* _Set task_:
Print the listing from its top line through the line containing "import seaborn as sns", nothing more, and leave out the pictures.

═══ Material provided

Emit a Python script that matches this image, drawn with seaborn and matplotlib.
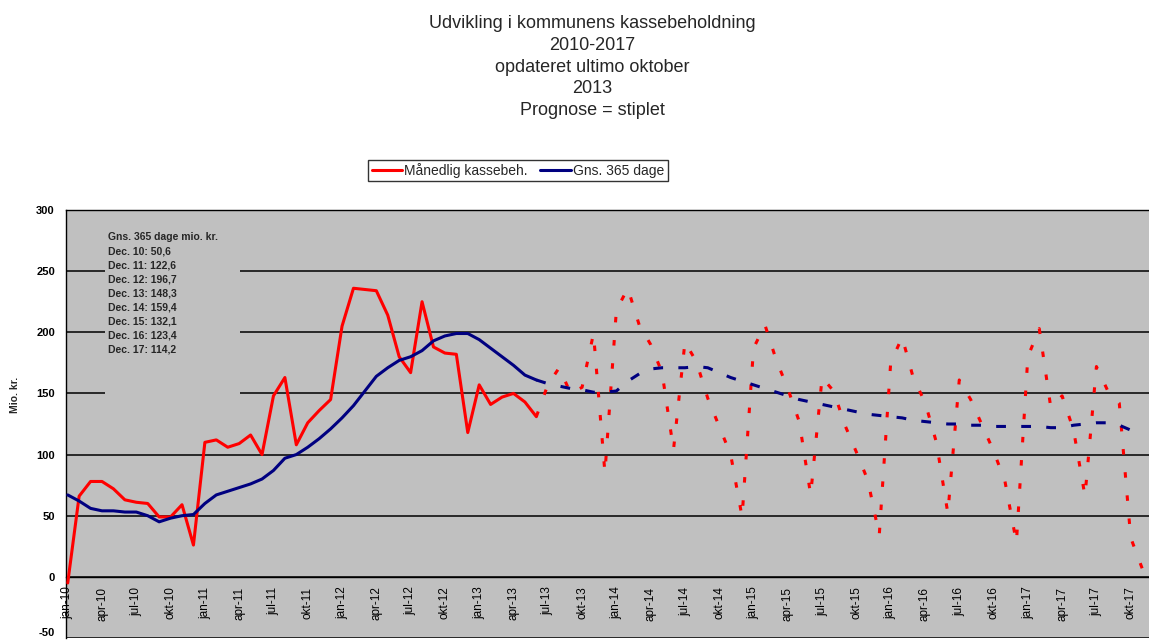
import matplotlib
matplotlib.use("Agg")
import matplotlib.pyplot as plt
from matplotlib.lines import Line2D
from matplotlib.patches import Rectangle
import seaborn as sns

sns.set_style("white")
plt.rcParams['font.family'] = ['Liberation Sans', 'DejaVu Sans']

# ---------------- data ----------------
title_lines = ["Udvikling i kommunens kassebeholdning", "2010-2017",
               "opdateret ultimo oktober", "2013", "Prognose = stiplet"]
series_names = ["Månedlig kassebeh.", "Gns. 365 dage"]

tick_labels = ["jan-10", "apr-10", "jul-10", "okt-10",
               "jan-11", "apr-11", "jul-11", "okt-11",
               "jan-12", "apr-12", "jul-12", "okt-12",
               "jan-13", "apr-13", "jul-13", "okt-13",
               "jan-14", "apr-14", "jul-14", "okt-14",
               "jan-15", "apr-15", "jul-15", "okt-15",
               "jan-16", "apr-16", "jul-16", "okt-16",
               "jan-17", "apr-17", "jul-17", "okt-17"]

# month index: 0 = jan-10
actual_months = list(range(0, 42))
forecast_months = list(range(41, 95))

red_actual = [-5, 66, 78, 78, 72, 63, 61, 60, 49, 49, 59, 26,
              110, 112, 106, 109, 116, 100, 148, 163, 108, 126, 136, 145,
              205, 236, 235, 234, 214, 180, 167, 225, 188, 183, 182, 118,
              157, 141, 147, 150, 143, 131]
red_forecast = [131, 157, 171, 150, 155, 199, 85,
                218, 236, 206, 190, 167, 104, 192, 176, 146, 123, 100, 49,
                187, 206, 177, 154, 127, 67, 163, 152, 124, 102, 79, 34,
                175, 196, 162, 143, 110, 52, 161, 145, 124, 103, 78, 28,
                180, 203, 139, 148, 120, 66, 172, 152, 142, 32, 7]

blue_actual = [67, 62, 56, 54, 54, 53, 53, 50, 45, 48, 50, 51,
               60, 67, 70, 73, 76, 80, 87, 97, 100, 106, 113, 121,
               130, 140, 152, 164, 171, 177, 180, 185, 193, 197, 199, 199,
               194, 187, 180, 173, 165, 161]
blue_forecast = [161, 158, 156, 154, 153, 151, 151,
                 152, 160, 166, 170, 171, 171, 171, 172, 171, 167, 163, 160,
                 157, 154, 151, 148, 145, 143, 141, 139, 137, 135, 133, 132,
                 131, 130, 128, 127, 126, 125, 125, 124, 124, 123, 123, 123,
                 123, 123, 122, 122, 124, 125, 126, 126, 124, 120, 115]

annot_lines = ["Gns. 365 dage mio. kr.",
               "Dec. 10: 50,6",
               "Dec. 11: 122,6",
               "Dec. 12: 196,7",
               "Dec. 13: 148,3",
               "Dec. 14: 159,4",
               "Dec. 15: 132,1",
               "Dec. 16: 123,4",
               "Dec. 17: 114,2"]

y_ticks = [-50, 0, 50, 100, 150, 200, 250, 300]

RED = "#FF0000"
NAVY = "#000080"
GREY = "#C0C0C0"

# ---------------- figure ----------------
W, H = 1149, 640
fig = plt.figure(figsize=(W / 100, H / 100), dpi=100)
fig.patch.set_facecolor("white")
ax = fig.add_axes([66 / W, 2 / H, (W - 66) / W, 428 / H])
ax.set_facecolor(GREY)

LW = 2.2
sns.lineplot(x=actual_months, y=red_actual, color=RED, lw=LW, ax=ax,
             estimator=None, sort=False, zorder=3)
sns.lineplot(x=forecast_months, y=red_forecast, color=RED, lw=LW, ax=ax,
             estimator=None, sort=False, linestyle=(0, (1.8, 5.8)), zorder=3)
sns.lineplot(x=actual_months, y=blue_actual, color=NAVY, lw=LW, ax=ax,
             estimator=None, sort=False, zorder=4)
sns.lineplot(x=forecast_months, y=blue_forecast, color=NAVY, lw=LW, ax=ax,
             estimator=None, sort=False, linestyle=(0, (3.2, 5.0)), zorder=4)

ax.set_xlim(-0.15, 94.6)
ax.set_ylim(-50, 300)

# grid
ax.set_axisbelow(True)
ax.yaxis.grid(True, color="black", lw=1.1)
ax.xaxis.grid(False)

# spines
for s in ["left", "bottom", "top"]:
    ax.spines[s].set_color("black")
    ax.spines[s].set_linewidth(1.0)
ax.spines["right"].set_visible(False)
ax.spines["bottom"].set_position(("data", 0))

# ticks
ax.set_xticks(list(range(0, 3 * len(tick_labels), 3)))
ax.set_xticklabels(tick_labels, rotation=90, fontsize=8.5)
ax.set_yticks(y_ticks)
ax.set_yticklabels([str(v) for v in y_ticks], fontsize=8, fontweight="bold")
ax.get_yticklabels()[0].set_va("bottom")
ax.tick_params(axis="x", direction="out", length=4, width=1, pad=3, colors="black")
ax.tick_params(axis="y", direction="out", length=4, width=1, pad=4, colors="black")
ax.set_xlabel("")
ax.set_ylabel("")

# annotation box (occludes gridlines)
ax.add_patch(Rectangle((0.036, 0.556), 0.125, 0.402, transform=ax.transAxes,
                       facecolor=GREY, edgecolor="none", zorder=1))
ax.text(0.0388, 0.948, "\n".join(annot_lines), transform=ax.transAxes,
        fontsize=7.5, fontweight="bold", va="top", ha="left",
        linespacing=1.5, zorder=5)

# y label
fig.text(15 / W, 1 - 395 / H, "Mio. kr.", rotation=90, fontsize=7.5,
         fontweight="bold", ha="center", va="center")

# title
fig.text(592 / W, 1 - 67 / H, "\n".join(title_lines), ha="center",
         va="center", fontsize=13, linespacing=1.36)

# legend
handles = [Line2D([0], [0], color=RED, lw=LW), Line2D([0], [0], color=NAVY, lw=LW)]
leg = fig.legend(handles, series_names, loc="center",
                 bbox_to_anchor=(518 / W, 1 - 170.5 / H), ncol=2,
                 frameon=True, fancybox=False, edgecolor="black",
                 fontsize=10, handlelength=2.2, handletextpad=0.15,
                 columnspacing=0.9, borderpad=0.25, borderaxespad=0)
leg.get_frame().set_linewidth(1.0)
leg.get_frame().set_facecolor("white")

if ax.get_legend() is not None:
    ax.get_legend().remove()

fig.savefig("out.png", dpi=100, facecolor="white")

══════

* _Written response_:
Emit a Python script that matches this image, drawn with seaborn and matplotlib.
import matplotlib
matplotlib.use("Agg")
import matplotlib.pyplot as plt
from matplotlib.lines import Line2D
from matplotlib.patches import Rectangle
import seaborn as sns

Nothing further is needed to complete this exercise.